* Start *

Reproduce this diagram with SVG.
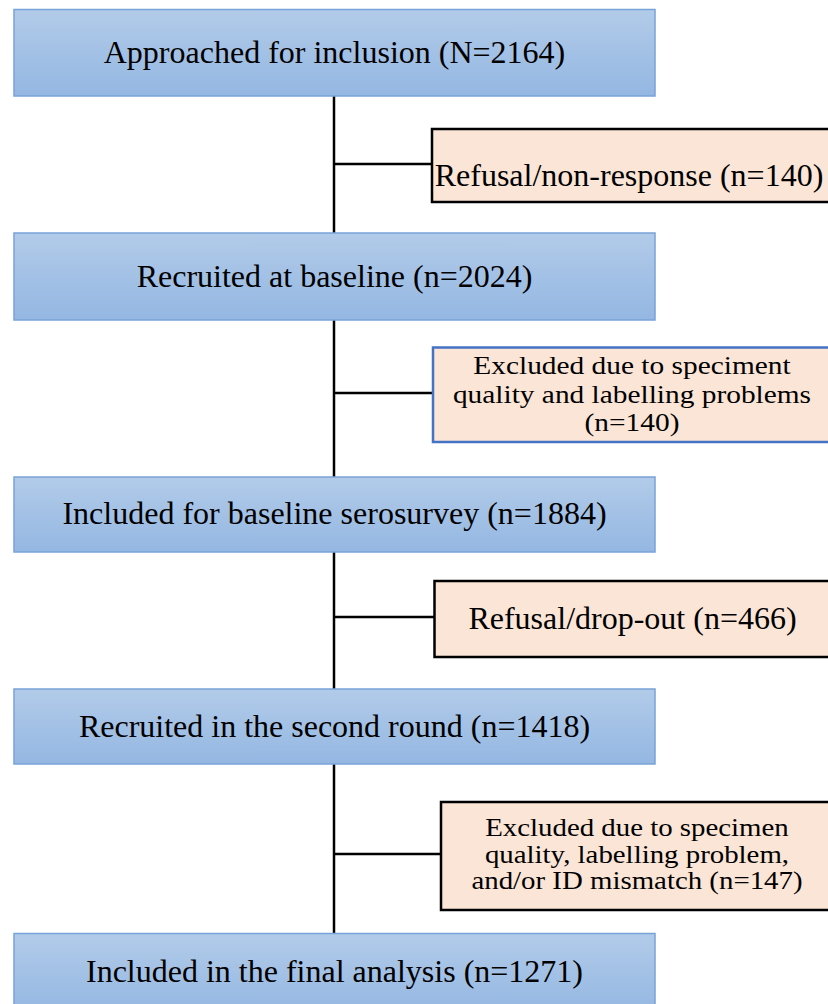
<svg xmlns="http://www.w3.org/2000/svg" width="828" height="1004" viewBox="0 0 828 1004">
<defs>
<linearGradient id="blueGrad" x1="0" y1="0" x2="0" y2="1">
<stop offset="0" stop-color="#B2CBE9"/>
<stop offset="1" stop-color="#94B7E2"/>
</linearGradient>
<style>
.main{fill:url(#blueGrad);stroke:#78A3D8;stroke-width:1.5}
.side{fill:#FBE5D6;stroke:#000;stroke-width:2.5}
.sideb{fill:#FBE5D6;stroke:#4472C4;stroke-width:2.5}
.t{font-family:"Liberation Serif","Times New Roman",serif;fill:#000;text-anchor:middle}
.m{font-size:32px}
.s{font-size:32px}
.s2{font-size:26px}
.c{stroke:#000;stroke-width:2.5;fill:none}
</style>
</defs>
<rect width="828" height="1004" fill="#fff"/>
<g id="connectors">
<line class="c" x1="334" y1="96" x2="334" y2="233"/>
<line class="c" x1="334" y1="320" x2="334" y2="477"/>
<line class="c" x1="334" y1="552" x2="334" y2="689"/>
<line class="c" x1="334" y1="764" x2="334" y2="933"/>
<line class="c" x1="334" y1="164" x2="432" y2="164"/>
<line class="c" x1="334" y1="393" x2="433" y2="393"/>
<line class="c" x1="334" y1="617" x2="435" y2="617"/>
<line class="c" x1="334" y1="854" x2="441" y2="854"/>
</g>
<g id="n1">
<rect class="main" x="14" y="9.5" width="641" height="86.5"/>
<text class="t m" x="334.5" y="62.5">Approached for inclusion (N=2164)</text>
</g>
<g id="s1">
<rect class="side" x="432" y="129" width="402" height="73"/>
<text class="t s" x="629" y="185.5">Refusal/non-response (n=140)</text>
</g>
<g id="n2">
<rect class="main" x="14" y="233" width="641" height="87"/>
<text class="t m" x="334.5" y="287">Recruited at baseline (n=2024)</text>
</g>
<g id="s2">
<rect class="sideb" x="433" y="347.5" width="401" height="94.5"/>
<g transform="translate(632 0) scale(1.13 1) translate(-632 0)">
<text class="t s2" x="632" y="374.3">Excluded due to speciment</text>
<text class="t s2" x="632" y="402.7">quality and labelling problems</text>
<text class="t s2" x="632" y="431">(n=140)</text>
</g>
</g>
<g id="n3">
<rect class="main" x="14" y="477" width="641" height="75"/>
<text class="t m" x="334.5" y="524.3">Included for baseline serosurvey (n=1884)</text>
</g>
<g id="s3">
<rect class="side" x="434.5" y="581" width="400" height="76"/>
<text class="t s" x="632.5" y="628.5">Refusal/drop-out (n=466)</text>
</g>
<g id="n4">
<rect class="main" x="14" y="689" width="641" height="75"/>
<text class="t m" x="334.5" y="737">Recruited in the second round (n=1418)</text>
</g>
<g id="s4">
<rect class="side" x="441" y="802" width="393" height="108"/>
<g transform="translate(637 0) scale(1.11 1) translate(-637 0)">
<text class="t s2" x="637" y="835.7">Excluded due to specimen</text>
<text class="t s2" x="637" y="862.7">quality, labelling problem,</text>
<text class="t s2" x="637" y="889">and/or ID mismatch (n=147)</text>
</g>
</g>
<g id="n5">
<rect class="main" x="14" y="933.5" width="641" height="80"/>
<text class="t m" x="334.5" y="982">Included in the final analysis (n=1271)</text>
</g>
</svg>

* End *
* Start *

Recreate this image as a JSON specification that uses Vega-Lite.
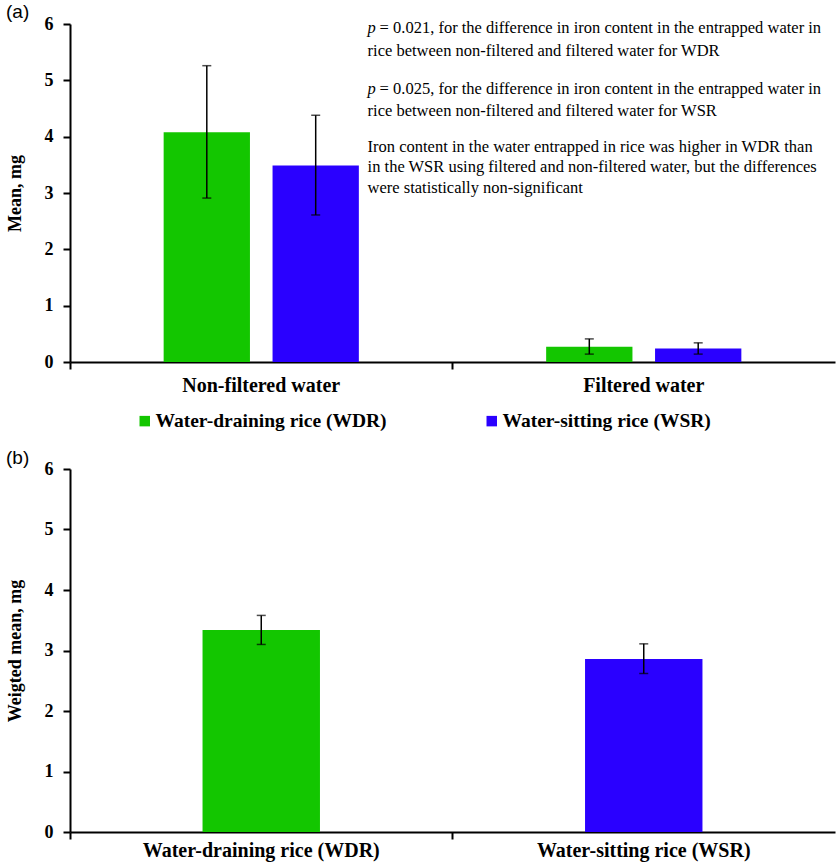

* End *
* Start *

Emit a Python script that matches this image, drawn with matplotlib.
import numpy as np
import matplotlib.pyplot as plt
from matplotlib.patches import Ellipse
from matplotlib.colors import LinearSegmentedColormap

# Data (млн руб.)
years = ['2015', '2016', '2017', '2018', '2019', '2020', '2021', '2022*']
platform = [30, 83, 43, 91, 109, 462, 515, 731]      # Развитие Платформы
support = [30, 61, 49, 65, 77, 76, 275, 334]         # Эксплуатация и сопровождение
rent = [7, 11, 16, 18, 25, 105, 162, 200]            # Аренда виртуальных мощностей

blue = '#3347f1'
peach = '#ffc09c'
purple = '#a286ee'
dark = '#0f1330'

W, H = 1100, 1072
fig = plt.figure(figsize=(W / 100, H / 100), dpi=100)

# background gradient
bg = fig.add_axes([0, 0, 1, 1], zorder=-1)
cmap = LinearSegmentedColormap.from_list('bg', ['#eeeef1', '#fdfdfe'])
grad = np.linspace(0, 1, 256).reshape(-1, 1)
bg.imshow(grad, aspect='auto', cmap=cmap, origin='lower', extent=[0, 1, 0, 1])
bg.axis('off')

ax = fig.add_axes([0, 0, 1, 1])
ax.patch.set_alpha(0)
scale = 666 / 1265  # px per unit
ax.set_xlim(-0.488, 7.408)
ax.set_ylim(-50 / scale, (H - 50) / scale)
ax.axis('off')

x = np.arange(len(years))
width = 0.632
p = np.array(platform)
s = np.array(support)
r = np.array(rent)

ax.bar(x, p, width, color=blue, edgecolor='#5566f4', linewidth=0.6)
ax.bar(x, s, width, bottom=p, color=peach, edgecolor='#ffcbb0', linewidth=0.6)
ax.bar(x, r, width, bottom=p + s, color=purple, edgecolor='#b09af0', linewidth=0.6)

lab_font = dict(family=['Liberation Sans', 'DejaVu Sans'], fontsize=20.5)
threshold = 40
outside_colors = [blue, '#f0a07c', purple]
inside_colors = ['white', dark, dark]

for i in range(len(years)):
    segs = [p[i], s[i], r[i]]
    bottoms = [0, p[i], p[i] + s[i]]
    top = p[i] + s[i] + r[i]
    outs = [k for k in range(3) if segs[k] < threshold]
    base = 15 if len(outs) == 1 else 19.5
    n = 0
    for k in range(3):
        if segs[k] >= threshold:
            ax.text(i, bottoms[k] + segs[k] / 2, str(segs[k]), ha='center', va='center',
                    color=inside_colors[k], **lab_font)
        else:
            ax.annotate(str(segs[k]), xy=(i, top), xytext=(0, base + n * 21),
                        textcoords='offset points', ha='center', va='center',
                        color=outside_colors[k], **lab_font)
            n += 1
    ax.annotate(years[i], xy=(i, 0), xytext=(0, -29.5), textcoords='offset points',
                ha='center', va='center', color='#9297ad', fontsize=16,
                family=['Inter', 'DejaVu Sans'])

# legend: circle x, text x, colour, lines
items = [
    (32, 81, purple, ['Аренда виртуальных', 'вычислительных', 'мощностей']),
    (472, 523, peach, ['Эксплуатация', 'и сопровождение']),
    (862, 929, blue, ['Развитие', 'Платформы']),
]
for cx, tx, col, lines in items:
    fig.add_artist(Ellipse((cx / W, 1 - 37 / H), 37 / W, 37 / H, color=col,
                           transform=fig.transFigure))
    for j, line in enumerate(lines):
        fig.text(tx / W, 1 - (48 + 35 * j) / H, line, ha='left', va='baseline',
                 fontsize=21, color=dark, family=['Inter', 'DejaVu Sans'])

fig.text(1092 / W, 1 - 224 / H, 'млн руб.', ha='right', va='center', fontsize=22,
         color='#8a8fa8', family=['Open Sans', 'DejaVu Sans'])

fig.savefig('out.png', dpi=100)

* End *

## Exercise goal:
Copy each line of the records that contains the word "with".

## Output of the exercise:
Reproduce this diagram with SVG.
Emit a Python script that matches this image, drawn with matplotlib.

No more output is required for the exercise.